Directions for this task
Go through the material below and copy all lines with "code".

Provided data
● ● ● ● ●

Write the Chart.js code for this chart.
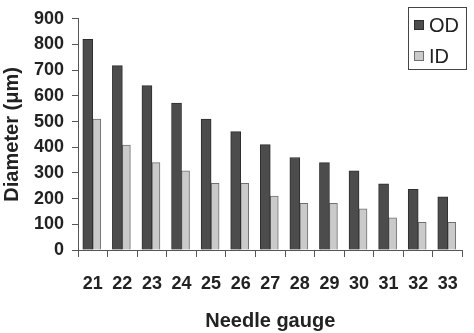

● ● ● ● ●

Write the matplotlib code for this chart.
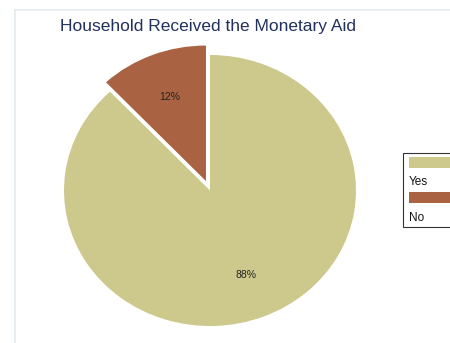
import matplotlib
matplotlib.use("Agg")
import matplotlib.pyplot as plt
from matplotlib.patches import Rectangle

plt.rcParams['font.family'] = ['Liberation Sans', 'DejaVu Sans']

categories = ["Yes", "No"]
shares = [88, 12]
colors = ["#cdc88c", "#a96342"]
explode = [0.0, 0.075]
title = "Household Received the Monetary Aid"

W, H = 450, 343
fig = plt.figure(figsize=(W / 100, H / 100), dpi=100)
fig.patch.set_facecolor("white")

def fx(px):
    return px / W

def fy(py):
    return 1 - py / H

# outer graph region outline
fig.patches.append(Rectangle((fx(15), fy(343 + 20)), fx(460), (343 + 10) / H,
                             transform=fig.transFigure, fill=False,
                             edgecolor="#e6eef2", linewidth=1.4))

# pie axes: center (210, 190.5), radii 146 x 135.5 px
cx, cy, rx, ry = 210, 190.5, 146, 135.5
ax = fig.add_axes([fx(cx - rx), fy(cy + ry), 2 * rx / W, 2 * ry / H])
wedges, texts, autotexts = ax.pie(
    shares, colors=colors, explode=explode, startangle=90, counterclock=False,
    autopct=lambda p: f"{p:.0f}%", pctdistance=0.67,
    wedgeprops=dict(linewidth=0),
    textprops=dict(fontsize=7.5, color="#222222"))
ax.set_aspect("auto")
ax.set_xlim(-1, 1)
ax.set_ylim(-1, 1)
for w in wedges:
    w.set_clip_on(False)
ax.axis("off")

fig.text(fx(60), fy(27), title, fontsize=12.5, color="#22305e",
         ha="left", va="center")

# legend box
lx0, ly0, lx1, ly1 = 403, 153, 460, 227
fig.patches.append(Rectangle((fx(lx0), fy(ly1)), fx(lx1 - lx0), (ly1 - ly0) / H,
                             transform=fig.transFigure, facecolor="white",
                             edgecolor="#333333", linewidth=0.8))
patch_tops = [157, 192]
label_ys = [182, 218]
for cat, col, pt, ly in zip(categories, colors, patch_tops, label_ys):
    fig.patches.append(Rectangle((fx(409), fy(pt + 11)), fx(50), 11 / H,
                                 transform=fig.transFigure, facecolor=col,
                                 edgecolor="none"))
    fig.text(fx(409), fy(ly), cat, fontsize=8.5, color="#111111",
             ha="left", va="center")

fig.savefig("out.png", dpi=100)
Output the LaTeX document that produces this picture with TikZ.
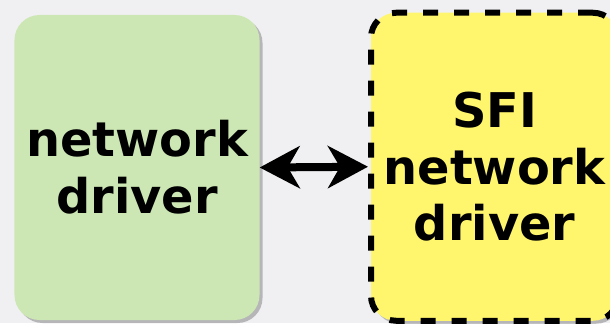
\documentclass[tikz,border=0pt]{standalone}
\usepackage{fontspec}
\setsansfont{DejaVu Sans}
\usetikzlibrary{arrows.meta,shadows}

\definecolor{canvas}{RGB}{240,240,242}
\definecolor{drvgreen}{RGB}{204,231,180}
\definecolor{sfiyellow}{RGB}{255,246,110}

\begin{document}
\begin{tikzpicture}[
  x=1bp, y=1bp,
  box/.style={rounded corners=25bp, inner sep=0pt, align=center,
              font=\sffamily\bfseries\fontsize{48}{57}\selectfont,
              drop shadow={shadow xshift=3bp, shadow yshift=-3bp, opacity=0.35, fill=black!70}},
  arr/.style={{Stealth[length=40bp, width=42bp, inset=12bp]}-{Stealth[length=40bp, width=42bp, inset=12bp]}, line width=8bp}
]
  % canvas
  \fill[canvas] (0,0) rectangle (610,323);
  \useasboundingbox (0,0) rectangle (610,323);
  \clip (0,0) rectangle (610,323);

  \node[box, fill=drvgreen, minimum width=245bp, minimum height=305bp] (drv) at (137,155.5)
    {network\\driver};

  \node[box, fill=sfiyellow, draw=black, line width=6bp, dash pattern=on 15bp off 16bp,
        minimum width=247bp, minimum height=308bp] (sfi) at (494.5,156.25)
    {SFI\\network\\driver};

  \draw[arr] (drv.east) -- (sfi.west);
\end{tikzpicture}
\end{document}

● ● ● ● ●

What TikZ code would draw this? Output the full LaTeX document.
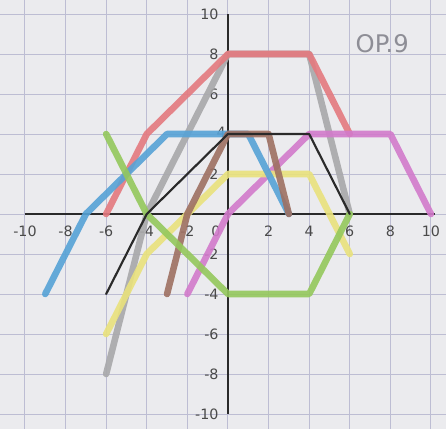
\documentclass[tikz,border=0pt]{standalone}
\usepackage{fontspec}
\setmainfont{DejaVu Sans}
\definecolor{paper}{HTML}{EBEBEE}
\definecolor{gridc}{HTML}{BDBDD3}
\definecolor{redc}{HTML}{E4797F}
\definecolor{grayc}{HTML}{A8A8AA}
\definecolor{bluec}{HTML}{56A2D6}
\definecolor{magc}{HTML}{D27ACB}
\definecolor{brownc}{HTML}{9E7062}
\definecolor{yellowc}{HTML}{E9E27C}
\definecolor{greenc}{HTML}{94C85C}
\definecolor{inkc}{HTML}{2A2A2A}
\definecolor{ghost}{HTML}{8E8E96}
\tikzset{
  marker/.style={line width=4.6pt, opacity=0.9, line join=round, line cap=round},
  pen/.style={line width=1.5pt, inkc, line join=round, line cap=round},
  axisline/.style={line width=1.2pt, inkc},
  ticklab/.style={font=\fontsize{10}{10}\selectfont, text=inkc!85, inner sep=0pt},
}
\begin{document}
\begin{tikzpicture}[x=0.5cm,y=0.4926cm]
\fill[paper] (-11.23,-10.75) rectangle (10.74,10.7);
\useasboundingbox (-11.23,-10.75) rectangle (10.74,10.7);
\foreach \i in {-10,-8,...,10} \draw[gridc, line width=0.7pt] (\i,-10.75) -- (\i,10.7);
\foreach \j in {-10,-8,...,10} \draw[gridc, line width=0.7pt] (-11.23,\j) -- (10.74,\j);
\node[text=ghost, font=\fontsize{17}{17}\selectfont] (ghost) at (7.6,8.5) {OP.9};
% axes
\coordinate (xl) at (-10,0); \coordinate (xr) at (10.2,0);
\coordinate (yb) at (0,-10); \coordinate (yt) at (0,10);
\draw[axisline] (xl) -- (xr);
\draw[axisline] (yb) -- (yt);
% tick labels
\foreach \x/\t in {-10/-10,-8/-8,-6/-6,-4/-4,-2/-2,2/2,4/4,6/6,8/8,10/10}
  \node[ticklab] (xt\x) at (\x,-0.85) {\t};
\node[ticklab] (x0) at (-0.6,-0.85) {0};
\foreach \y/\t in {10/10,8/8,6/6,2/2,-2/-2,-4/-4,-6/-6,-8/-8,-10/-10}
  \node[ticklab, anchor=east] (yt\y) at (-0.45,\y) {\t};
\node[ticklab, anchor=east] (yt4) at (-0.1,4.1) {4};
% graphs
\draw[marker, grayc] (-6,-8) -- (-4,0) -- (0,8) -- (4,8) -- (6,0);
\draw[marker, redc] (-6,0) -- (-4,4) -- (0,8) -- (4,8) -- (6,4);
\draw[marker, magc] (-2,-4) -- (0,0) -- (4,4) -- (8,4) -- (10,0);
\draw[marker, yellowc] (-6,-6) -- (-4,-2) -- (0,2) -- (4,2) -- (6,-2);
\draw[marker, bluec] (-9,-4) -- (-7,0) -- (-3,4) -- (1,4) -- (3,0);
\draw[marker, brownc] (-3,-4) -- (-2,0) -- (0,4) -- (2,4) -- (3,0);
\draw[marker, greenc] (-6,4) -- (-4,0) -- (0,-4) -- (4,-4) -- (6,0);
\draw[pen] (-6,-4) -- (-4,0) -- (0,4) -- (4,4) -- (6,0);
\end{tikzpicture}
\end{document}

● ● ● ● ●

Problem solution
Write the Chart.js code for this chart.
Write the matplotlib code for this chart.
What TikZ code would draw this? Output the full LaTeX document.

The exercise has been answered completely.